A view from the cost perspective
Your first task is to understand the strengths, weaknesses and costs of Original Medicare (the government program) and Medicare Advantage (the private alternative).
Here’s a quick overview:
Original Medicare gives you great flexibility. You can choose any doctor in the U.S. that accepts “Medicare assignment” (and most do). And you can see specialists without asking permission. But your out-of-pocket costs are open-ended unless you buy a private policy to help cover the gap. You’ll also have to buy a standalone prescription drug plan if you want help paying for medications.
Medicare Advantage plans cover the same services as Original Medicare, but they bundle in other benefits. These can include dental, vision, fitness, hearing – and prescription drug plans. Out-of-pocket costs are limited to an annual maximum. But you’ll likely have to stay within a network of providers in your local area. (Medical expenses away from home are only covered in emergencies.) Also, you’ll need referrals from your primary care physician or insurer to see specialists.
Despite these inconveniences, enrollments in MA plans have doubled over the past 20 years to nearly 40% of people with Medicare. The reason could be its cost structure.
Most people don’t pay a monthly premium for Part A (hospitalization coverage) because they qualify with Medicare taxes paid through work. But everyone pays the monthly premium for Part B (medical coverage). In 2022, this premium starts at $170.10 and goes higher depending on your income. But that is where the similarities end.
With Original Medicare, only about 80% of your Medicare-approved costs are covered. That means you are responsible for the remaining 20%, which can add up quickly in the case of a severe illness. Out-of-pocket expenses are open-ended with no maximum. Some Original Medicare participants buy a private supplement insurance (or Medigap plan) to help cover that 20% and lessen the risk.
Medigap monthly premiums vary considerably by zip code, age, gender and the plan you choose. The more a plan covers, the higher the premium. (You pay nothing beyond your premium with the best Medigap plans available today – except the Part B deductible, which in 2022 is $233 per year.)
Most people with Original Medicare also buy a private Part D prescription drug plan. The average premium for Part D coverage will be $33 per month in 2022, plus part of the cost of your prescription drugs.
In summary, with Original Medicare, you could be paying:
a monthly Part B premium of $170.10,
an annual Part B deductible of $233,
a monthly Medigap premium and
a monthly Part D drug plan premium of $33.
You would also pay whatever Part A and Part B expense Medigap does not pay, plus what your Part D drug plan doesn’t pay for your prescription drugs.

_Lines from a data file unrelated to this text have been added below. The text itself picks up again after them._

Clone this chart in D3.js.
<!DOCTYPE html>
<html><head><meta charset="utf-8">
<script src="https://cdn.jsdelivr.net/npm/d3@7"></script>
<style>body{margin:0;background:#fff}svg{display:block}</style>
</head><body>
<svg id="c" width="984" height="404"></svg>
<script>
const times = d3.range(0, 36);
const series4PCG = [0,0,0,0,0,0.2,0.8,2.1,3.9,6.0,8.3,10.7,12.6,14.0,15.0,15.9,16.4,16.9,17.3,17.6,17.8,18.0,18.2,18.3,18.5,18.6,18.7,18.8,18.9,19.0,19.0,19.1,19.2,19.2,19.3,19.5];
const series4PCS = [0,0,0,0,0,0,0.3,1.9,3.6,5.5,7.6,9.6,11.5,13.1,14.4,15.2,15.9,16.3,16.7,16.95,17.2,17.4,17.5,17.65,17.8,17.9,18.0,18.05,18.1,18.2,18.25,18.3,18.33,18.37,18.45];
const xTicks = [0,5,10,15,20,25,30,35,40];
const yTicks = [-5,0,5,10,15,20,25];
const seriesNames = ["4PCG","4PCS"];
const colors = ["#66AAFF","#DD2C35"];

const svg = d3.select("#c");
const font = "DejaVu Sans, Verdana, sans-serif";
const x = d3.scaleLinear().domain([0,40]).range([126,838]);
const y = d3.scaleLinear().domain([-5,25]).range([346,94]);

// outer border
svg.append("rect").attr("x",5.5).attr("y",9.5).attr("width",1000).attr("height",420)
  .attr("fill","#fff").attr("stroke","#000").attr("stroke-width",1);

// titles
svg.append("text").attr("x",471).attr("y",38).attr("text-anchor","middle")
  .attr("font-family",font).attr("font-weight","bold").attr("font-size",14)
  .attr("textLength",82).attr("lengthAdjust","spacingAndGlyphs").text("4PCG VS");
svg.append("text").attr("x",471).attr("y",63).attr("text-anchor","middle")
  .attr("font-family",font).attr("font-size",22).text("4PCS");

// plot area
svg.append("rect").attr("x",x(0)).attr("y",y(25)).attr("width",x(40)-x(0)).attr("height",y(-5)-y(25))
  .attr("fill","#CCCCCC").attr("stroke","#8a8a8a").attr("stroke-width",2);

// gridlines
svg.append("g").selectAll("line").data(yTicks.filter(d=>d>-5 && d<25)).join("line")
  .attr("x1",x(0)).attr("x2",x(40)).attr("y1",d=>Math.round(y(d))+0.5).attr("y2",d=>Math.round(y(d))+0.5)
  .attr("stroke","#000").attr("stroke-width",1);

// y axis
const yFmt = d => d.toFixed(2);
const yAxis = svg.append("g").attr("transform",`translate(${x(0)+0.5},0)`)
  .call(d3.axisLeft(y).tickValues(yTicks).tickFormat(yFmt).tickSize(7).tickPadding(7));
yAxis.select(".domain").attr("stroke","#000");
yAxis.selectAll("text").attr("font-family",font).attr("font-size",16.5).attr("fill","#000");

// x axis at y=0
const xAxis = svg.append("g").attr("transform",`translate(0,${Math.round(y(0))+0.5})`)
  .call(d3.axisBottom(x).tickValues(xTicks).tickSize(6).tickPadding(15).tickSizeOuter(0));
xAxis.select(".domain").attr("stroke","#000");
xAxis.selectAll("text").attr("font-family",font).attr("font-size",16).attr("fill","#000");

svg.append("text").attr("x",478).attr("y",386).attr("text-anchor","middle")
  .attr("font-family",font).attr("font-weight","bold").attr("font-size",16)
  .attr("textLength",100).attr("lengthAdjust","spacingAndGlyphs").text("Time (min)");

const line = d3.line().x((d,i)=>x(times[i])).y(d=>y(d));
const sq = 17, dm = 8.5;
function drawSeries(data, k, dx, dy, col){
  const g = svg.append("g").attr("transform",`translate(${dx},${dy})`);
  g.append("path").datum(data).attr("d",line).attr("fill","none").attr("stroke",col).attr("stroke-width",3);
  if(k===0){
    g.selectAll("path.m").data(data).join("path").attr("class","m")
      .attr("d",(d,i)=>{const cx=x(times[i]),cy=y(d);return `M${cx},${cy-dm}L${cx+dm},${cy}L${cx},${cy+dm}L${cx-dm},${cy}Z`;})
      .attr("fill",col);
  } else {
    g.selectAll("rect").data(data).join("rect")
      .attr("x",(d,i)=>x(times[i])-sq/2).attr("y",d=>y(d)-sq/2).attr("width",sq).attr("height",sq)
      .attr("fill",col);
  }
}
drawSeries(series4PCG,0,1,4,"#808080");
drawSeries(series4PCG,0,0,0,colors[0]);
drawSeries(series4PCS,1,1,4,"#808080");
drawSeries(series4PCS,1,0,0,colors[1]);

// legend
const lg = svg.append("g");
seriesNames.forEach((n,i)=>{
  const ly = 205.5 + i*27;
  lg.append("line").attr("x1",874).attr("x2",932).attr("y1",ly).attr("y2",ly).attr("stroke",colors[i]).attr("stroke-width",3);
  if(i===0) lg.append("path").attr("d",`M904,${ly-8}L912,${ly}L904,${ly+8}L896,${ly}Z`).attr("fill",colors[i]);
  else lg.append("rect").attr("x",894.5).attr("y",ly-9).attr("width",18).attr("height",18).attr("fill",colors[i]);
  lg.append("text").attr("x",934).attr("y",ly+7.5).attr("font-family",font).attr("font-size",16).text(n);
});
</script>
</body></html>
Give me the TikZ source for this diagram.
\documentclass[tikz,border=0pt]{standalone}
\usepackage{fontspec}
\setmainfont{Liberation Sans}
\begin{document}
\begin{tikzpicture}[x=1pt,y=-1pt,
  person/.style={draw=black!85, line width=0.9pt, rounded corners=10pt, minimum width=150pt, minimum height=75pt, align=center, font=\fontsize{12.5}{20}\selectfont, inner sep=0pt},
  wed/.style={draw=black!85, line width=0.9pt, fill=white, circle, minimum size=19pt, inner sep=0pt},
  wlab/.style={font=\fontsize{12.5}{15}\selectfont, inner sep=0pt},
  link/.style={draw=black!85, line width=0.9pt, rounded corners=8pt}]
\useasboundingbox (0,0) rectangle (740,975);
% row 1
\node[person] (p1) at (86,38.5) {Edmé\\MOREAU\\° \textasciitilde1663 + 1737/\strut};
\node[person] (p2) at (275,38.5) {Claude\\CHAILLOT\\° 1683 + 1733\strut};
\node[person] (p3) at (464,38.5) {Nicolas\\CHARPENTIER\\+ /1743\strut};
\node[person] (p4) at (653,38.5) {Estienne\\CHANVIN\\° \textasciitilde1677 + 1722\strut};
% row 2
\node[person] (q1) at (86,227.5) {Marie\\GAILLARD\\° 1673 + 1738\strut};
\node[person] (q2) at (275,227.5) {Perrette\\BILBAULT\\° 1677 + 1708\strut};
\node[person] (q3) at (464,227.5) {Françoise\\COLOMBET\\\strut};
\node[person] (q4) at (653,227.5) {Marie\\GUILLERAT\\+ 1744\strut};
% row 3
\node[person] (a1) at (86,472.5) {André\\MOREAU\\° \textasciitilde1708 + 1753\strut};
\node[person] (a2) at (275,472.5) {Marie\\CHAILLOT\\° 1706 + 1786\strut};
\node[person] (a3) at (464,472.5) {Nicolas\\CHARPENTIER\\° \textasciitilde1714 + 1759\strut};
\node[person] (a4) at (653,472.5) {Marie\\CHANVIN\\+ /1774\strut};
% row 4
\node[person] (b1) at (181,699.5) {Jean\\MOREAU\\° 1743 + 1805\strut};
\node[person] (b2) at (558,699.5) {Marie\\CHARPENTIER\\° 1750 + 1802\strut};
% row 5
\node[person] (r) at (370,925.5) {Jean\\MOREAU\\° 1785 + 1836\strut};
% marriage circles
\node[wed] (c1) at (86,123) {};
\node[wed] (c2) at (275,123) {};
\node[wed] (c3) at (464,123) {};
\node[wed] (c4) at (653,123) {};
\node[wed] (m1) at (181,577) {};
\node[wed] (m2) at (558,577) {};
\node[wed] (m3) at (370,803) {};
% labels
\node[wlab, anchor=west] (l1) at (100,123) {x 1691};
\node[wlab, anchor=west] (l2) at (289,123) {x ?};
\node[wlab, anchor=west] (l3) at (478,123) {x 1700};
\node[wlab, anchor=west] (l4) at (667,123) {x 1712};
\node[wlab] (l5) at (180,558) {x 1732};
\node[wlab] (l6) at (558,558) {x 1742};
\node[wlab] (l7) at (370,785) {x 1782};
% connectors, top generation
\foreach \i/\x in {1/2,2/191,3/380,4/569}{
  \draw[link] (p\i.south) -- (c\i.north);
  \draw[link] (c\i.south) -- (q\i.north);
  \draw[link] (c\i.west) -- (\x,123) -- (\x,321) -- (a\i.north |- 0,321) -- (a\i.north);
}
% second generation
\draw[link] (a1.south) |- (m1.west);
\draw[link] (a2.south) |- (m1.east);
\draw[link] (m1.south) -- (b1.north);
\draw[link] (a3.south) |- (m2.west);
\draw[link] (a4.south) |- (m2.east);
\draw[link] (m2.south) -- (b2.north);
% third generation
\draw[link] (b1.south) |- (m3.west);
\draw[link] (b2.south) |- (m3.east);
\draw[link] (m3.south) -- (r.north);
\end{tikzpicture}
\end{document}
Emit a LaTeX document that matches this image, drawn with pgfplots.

With Medicare Advantage, you could pay:
a monthly premium as low as $0, although the average premium for 2022 will be $19 per month.
up to $7,550 in out-of-pocket for in-network Parts A and B services and
a monthly Part D drug plan premium of $33 if your Medicare Advantage plan doesn’t cover prescription drugs.
You would also pay whatever your plan doesn’t cover of your prescription drug costs. Please note that the actual amount you pay for coverage from a Medicare Advantage plan will depend on the specific plan’s costs which can vary widely.
And remember that the premiums you pay are just part of your total costs. How you use your insurance will determine your out-of-pocket costs. For example, how many doctor visits (specialist or not) will you make? How many tests and what kind? How many prescriptions will be filled? Until you hit your out-of-pocket maximum (if you have one), each usage can cost a fixed fee or percentage.
Medicare Advantage plans may look more appealing from a cost perspective. But they could end up costing you more if you have a serious illness and need to access specialists or out-of-network medical care. In short, you may need to decide for yourself which is more critical: the flexibility of Original Medicare coverage or lower costs.
Sources: Kaiser Family Foundation. A Dozen Facts About Medicare Advantage in 2020. kff.org (accessed November 17, 2021). Centers for Medicare & Medicaid Services. CMS Releases 2022 Premiums and Cost-Sharing Information for Medicare Advantage and Prescription Drug Plans. cms.gov (press release dated September 30, 2021). CMS Releases 2022 Premiums and Cost-Sharing Information for Medicare Advantage and Prescription Drug Plans.